Many farmer and environmentalist groups accuse Monsanto of attempting
to monopolize and colonize farming in the Third World. They worry that the
entry of trans-national corporations into India will lead to the monopolization
of the seed industry to the detriment of small Indian farmers. Already, about
10 companies worldwide hold 30 percent of the annual $23 billion commercial
seed trade, and genetically modified crops are virtually controlled by only four
companies: Monsanto, Switzerland's Syngenta, France's Aventis and the U.S.'s
DuPont, according to Research Foundation for Science, Technology and Ecology.

"If present trends are to continue, only a handful of companies will come to
possess control over the entire agricultural foundation of every society
within the next few years," says Afsar H. Jafri, of RFSTE.

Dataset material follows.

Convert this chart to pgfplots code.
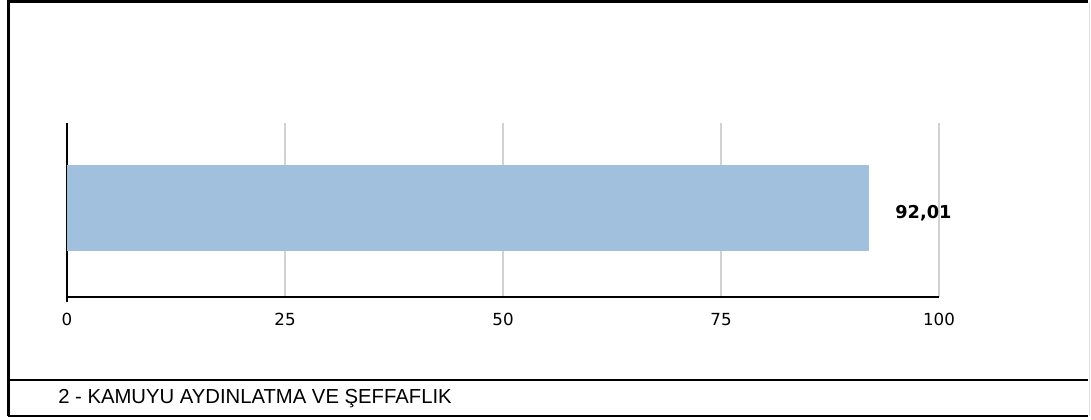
\documentclass[border=0pt]{standalone}
\usepackage{pgfplots}
\pgfplotsset{compat=1.18}
\usepackage{fontspec}
\setmainfont{Liberation Sans}
\newfontfamily\numfont{DejaVu Sans}
\definecolor{barblue}{RGB}{160,192,222}
\definecolor{gridgray}{RGB}{210,210,210}
\begin{document}
\begin{tikzpicture}[x=0.75pt,y=0.75pt]
\path[use as bounding box] (0,0) rectangle (1091,419);
\begin{axis}[
  at={(50.25pt,91.5pt)}, anchor=south west,
  scale only axis, width=654pt, height=130.5pt,
  xmin=0, xmax=100, ymin=0, ymax=1,
  xtick={0,25,50,75,100}, ytick=\empty,
  axis x line*=bottom, axis y line*=left,
  axis line style={-, black, line width=1.2pt},
  xmajorgrids, grid style={gridgray, line width=0.8pt},
  major tick length=0pt,
  xticklabel style={font=\numfont\fontsize{12.5}{14}\selectfont, yshift=-8.5pt},
  /pgf/number format/assume math mode=true,
  clip=false,
]
\addplot[xbar, bar width=64.5pt, fill=barblue, draw=none,
  nodes near coords, nodes near coords align={horizontal},
  /pgf/number format/use comma, /pgf/number format/fixed, /pgf/number format/precision=2, /pgf/number format/fixed zerofill,
  every node near coord/.append style={font=\numfont\bfseries\fontsize{13.3}{15}\selectfont, black, xshift=16pt, yshift=-4pt}
] coordinates {(92.01,0.511)};
\end{axis}
\draw[black, line width=1.2pt] (67,122) -- (67,117);
\draw[black, line width=2.2pt] (8.5,3) -- (8.5,417.5) -- (1088,417.5);
\draw[black, line width=2.2pt] (7.5,3) -- (1088,3);
\draw[black, line width=2.2pt] (8,39) -- (1088,39);
\draw[gridgray!70, line width=0.8pt] (1089.5,3) -- (1089.5,417.5);
\node[anchor=west, font=\fontsize{15.2}{17}\selectfont, inner sep=0pt] at (58,20) {2 - KAMUYU AYDINLATMA VE ŞEFFAFLIK};
\end{tikzpicture}
\end{document}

Physicist and environmentalist Dr. Vandana Shiva is one of the leaders of
the burgeoning movement against genetically engineered crops in India.
Shiva, founder of RFSTE, has worked tirelessly to block Monsanto's biotech
expansion into India. She has traveled continuously around India's
countryside to build national awareness against the "scientific imperialism"
of agrochemical corporations. Last January, she and more than 100 farmer
groups sent a letter of protest to Finance Minister Yashwant Sinha, warning
of the dangers of letting agrochemical giants into India.

Shiva has a suit pending in India's Supreme Court challenging the legality
of Monsanto's Bt cotton field trials and seeking to ban the seed. The suit
alleges that Monsanto violated the terms and timing of its field trial
permit. Shiva says, the sole governmental agency able to rule in bio-safety
matters -- the Indian Environment and Forest Ministry's Genetic Engineering
Approval Committee (GEAC) -- was bypassed in the process of granting
Monsanto clearance. The GEAC did grant permission for the Monsanto trials
eventually -- but with "retrospective effect" two years later in July 2000.
Monsanto's India director, Ranjana Smetacek, did not respond to specific
concerns raised by activists saying only, "The 25-fold increase in the area
of cultivation of biotech crops -- from 4.2 million acres in 1996 to 109.2
million acres in 2000 -- in 13 countries across six continents speaks for
itself." Responding to questions about the controversy in India, Smetacek
denies wrongdoing.

India's seeds business holds considerable commercial potential. That is what
makes the country so attractive, Shiva says.

"It is the promise held out by the lucrative Indian market, therefore, that
appears to be inspiring trans-national gene giants to make a beeline for
India," she says.

But if Shiva and thousands of Indian farmers have their way, the
multinational gene-giants may soon be forced out.